‘Cashgate’ at Malawi embassy
Malawi government has suspended and recalled two officials from its embassy in Addis Ababa after suspecting that they connived to swindle US$30,000 (about K20 million) in public funds.
Foreign Affairs Minister, George Chaponda, confirmed the development in an interview yesterday after returning from Addis Ababa where he had chaired the ministerial panel of the election of members of the African Union (AU) Commission to be held in July this year.
The suspended officials are First Secretary responsible for administration, Fletcher Chowe, and Deputy Ambassador, Doreen Kapanga, according to officials in the ministry.
Chowe allegedly wrote a cheque of US$30,000 in his name and the cheque was signed by Kapanga.
Chaponda said he discovered the malpractice after visiting the embassy and immediately suspended and recalled the two officials.

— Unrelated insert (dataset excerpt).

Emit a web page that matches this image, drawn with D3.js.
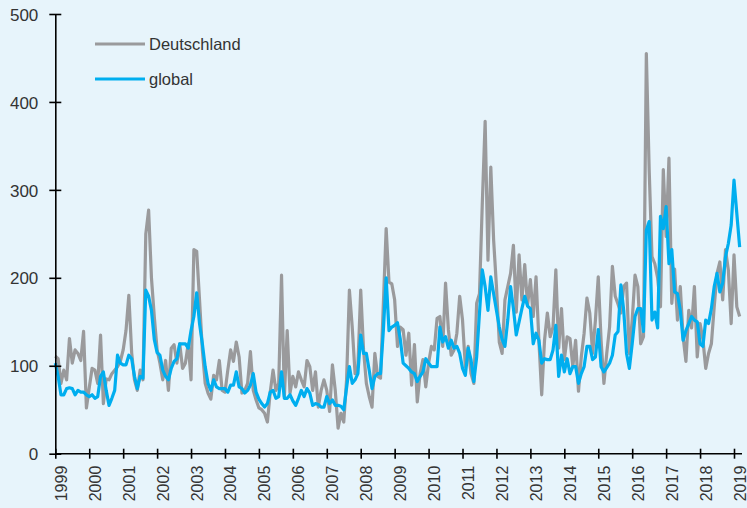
<!DOCTYPE html>
<html>
<head>
<meta charset="utf-8">
<script src="https://cdn.jsdelivr.net/npm/d3@7"></script>
<style>
  body { margin: 0; background: #e7f4fb; }
  svg { display: block; font-family: "Liberation Sans", Arial, sans-serif; }
</style>
</head>
<body>
<svg id="chart"></svg>
<script>
// monthly values, Jan 1999 - Mar 2019
const deutschland = [
  111, 108, 80, 95, 84, 131, 103, 118, 114, 106, 139, 52,
  75, 97, 95, 80, 135, 57, 85, 84, 91, 95, 99, 105,
  118, 140, 180, 115, 84, 72, 95, 84, 250, 277, 200, 156,
  118, 103, 84, 106, 72, 120, 124, 103, 125, 97, 103, 125,
  84, 232, 230, 175, 118, 80, 69, 62, 89, 84, 106, 72,
  70, 95, 118, 105, 127, 110, 69, 72, 80, 116, 72, 61,
  52, 50, 46, 36, 70, 95, 72, 80, 203, 65, 140, 69,
  88, 76, 93, 84, 76, 106, 99, 72, 93, 53, 72, 84,
  72, 48, 101, 72, 29, 46, 36, 84, 186, 144, 91, 99,
  186, 118, 80, 65, 53, 114, 88, 86, 170, 256, 195, 193,
  175, 122, 144, 141, 112, 137, 78, 124, 59, 91, 107, 76,
  103, 122, 118, 154, 156, 122, 194, 141, 112, 118, 137, 179,
  152, 99, 122, 91, 80, 171, 182, 285, 378, 220, 326, 243,
  190, 127, 114, 175, 190, 205, 237, 161, 226, 175, 215, 169,
  198, 156, 201, 129, 67, 129, 160, 133, 144, 209, 120, 165,
  107, 133, 131, 99, 129, 71, 110, 137, 177, 160, 114, 152,
  201, 129, 80, 114, 144, 213, 179, 170, 160, 190, 194, 114,
  152, 203, 190, 125, 133, 455, 323, 224, 216, 200, 167, 323,
  247, 336, 171, 210, 152, 190, 133, 105, 163, 143, 190, 110,
  148, 130, 97, 114, 125, 167, 205, 218, 175, 232, 209, 148,
  226, 167, 156
];

const global = [
  103, 88, 67, 67, 74, 75, 74, 67, 72, 70, 70, 67,
  65, 67, 63, 65, 88, 93, 72, 55, 63, 72, 112, 103,
  101, 101, 112, 108, 88, 74, 88, 86, 186, 179, 163, 130,
  115, 112, 95, 88, 84, 97, 105, 108, 125, 125, 125, 120,
  140, 156, 183, 148, 125, 99, 80, 72, 84, 76, 74, 74,
  74, 70, 78, 78, 93, 76, 74, 69, 72, 78, 91, 70,
  62, 57, 53, 57, 70, 72, 63, 65, 93, 63, 63, 67,
  60, 55, 63, 72, 65, 74, 69, 55, 57, 56, 53, 53,
  65, 57, 61, 55, 55, 54, 50, 75, 99, 80, 84, 91,
  135, 114, 114, 95, 74, 88, 91, 91, 140, 200, 140, 144,
  146, 149, 130, 103, 100, 97, 93, 91, 82, 88, 93, 108,
  103, 99, 99, 99, 144, 127, 133, 120, 129, 120, 122, 114,
  97, 89, 120, 107, 82, 110, 160, 209, 190, 163, 201, 182,
  163, 144, 130, 122, 152, 190, 165, 135, 150, 165, 179, 168,
  165, 125, 137, 129, 103, 108, 107, 107, 118, 146, 88, 112,
  93, 108, 91, 99, 99, 80, 91, 99, 122, 122, 107, 110,
  141, 99, 93, 98, 103, 112, 135, 139, 192, 163, 114, 97,
  125, 156, 165, 165, 139, 254, 264, 152, 161, 143, 270, 256,
  281, 216, 232, 184, 182, 163, 129, 140, 148, 156, 152, 150,
  125, 122, 152, 148, 165, 190, 205, 184, 194, 224, 239, 260,
  311, 273, 235
];

const years = d3.range(1999, 2020);
const yTicks = [0, 100, 200, 300, 400, 500];
const seriesNames = ["Deutschland", "global"];
const colors = ["#9a9a9c", "#00aeef"];

const W = 747, H = 508;

const x = d3.scaleLinear().domain([1999, 2019]).range([55.3, 734]);
const y = d3.scaleLinear().domain([0, 500]).range([453.7, 14]);

const svg = d3.select("#chart").attr("width", W).attr("height", H);

svg.append("rect").attr("width", W).attr("height", H).attr("fill", "#e7f4fb");

// lines
const line = d3.line()
  .x((d, i) => x(1999 + i / 12))
  .y(d => y(d))
  .curve(d3.curveLinear);

[deutschland, global].forEach((data, k) => {
  svg.append("path")
    .datum(data)
    .attr("fill", "none")
    .attr("stroke", colors[k])
    .attr("stroke-width", 3.2)
    .attr("stroke-linejoin", "round")
    .attr("d", line);
});

// y axis
const yAxis = svg.append("g")
  .attr("transform", "translate(" + x(1999) + ",0)")
  .call(d3.axisLeft(y).tickValues(yTicks).tickSize(6).tickSizeOuter(0));
yAxis.select(".domain").attr("stroke", "#000").attr("stroke-width", 1.6);
yAxis.selectAll(".tick line").attr("x1", 6).attr("stroke", "#000").attr("stroke-width", 1.6);
yAxis.selectAll(".tick text")
  .attr("x", -17).attr("dy", "0.36em")
  .attr("fill", "#333").style("font-size", "17px");

// x axis
const xAxis = svg.append("g")
  .attr("transform", "translate(0," + y(0) + ")")
  .call(d3.axisBottom(x).tickValues(years).tickFormat(d3.format("d")).tickSize(5).tickSizeOuter(0));
xAxis.select(".domain").remove();
xAxis.append("line")
  .attr("x1", x(1999)).attr("x2", x(2019) + 8)
  .attr("stroke", "#000").attr("stroke-width", 1.6);
xAxis.selectAll(".tick line").attr("y1", -5).attr("stroke", "#000").attr("stroke-width", 1.6);
xAxis.selectAll(".tick text")
  .attr("transform", "rotate(-90)")
  .attr("text-anchor", "end")
  .attr("x", -12).attr("y", 11).attr("dy", 0)
  .attr("fill", "#333").style("font-size", "16px");

// legend
const legend = svg.append("g");
seriesNames.forEach((name, k) => {
  const ly = 44 + k * 35;
  legend.append("line")
    .attr("x1", 95).attr("x2", 145).attr("y1", ly).attr("y2", ly)
    .attr("stroke", colors[k]).attr("stroke-width", 3.2);
  legend.append("text")
    .attr("x", 149).attr("y", ly).attr("dy", "0.36em")
    .attr("fill", "#333").style("font-size", "16.5px")
    .text(name);
});
</script>
</body>
</html>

“I spent three hours in our embassy in Addis Ababa and I found that two of our diplomats were involved in fraudulent activities, misappropriation of funds. They wrote a cheque without any supporting documents typical of the Cashgate affair.
“And knowing that our President does not tolerate any of these things and knowing that I am the minister responsible for the embassy, I immediately ordered that these two should be suspended, recalled and criminal investigations against them should commence,” said Chaponda.
He said he had also directed that an audit should be conducted as he feared that the K20 million ‘Cashgate’ could just be a tip of the iceberg.
“We will leave no stone unturned when it comes to clearing the mess in our embassies. We will do everything possible to ensure funds are not misappropriated because this country has a lot of problems which need money,” said Chaponda.
Towards the end of last month, Chaponda announced a number of strategies to buttress the relevance of embassies and curb excessive expenditures including the downsizing and rationalising personnel both for diplomats and local staff in Malawi missions abroad.
The process, which is part of the Public Sector Reforms Programme, also saw government reducing the number of diplomats from the established positions of 234 to 152 and for local staff from 217 to 184.